Cancun summit; Important thing is it's happening
In the pomp and dazzle of 22 world leaders embracing before the cameras, tomorrow's summit of rich and poor countries at Cancun, Mexico, is expected to yield few immediate results.
But many international development analysts say some of the biggest breakthroughs may already have taken place.
The mere fact that these heads of government will meet, they say marks historic changes on the world scene.
More than ever before, the industrialized powers recognize that their own well-being depends on whether solutions can be found to the sobering problems of the developing world.
And the developing nations, after decades of struggling for full recognition as actors in the world economy, are no longer perceived among the world powers as juniors, but as actors whose concerns must play a role in the future of the world economy.

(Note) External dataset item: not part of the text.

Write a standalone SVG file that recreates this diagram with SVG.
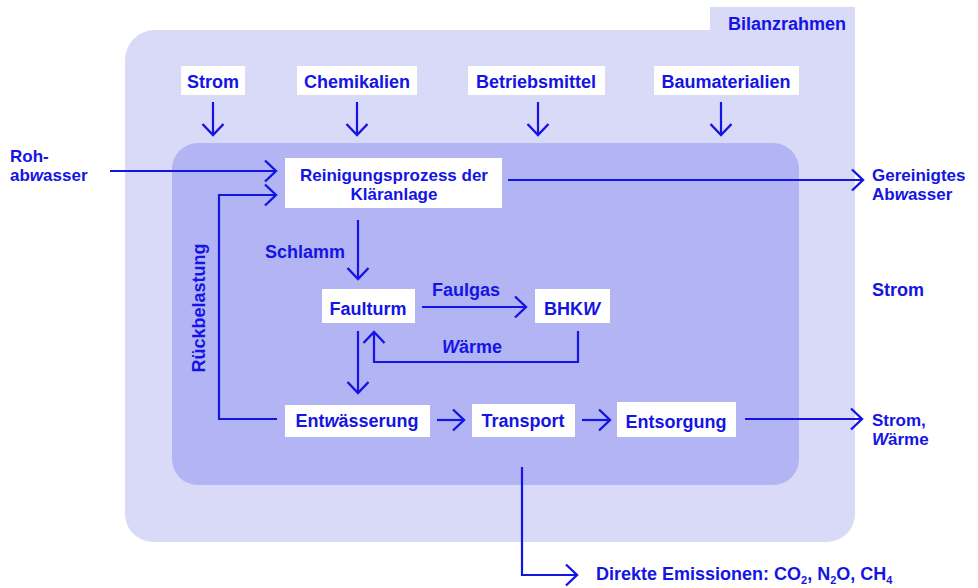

"In an important sense, Cancun shows that we have succeeded," says Dr. John Sewell of the Oveseas Development Council.
"When we began aid programs in the 50's and set up the World Bank, we wanted to help developing countries begin economic development. Their growth has exceeded the industrial world's. Now they count. Those attending Cancun, especially, now have vital interest to the US."
Many who have witnessed the cantankerous North-South debated in recent years consider it something of a breakthrough that these leaders are even gathering to talk at all.
Dialogue between the rich nations of the "North" and poor countries of the "South" had stalled United Nations chambers almost beyond reignition. The poor countries appeared to have lost recognition of their bid for a greater role in the world economy.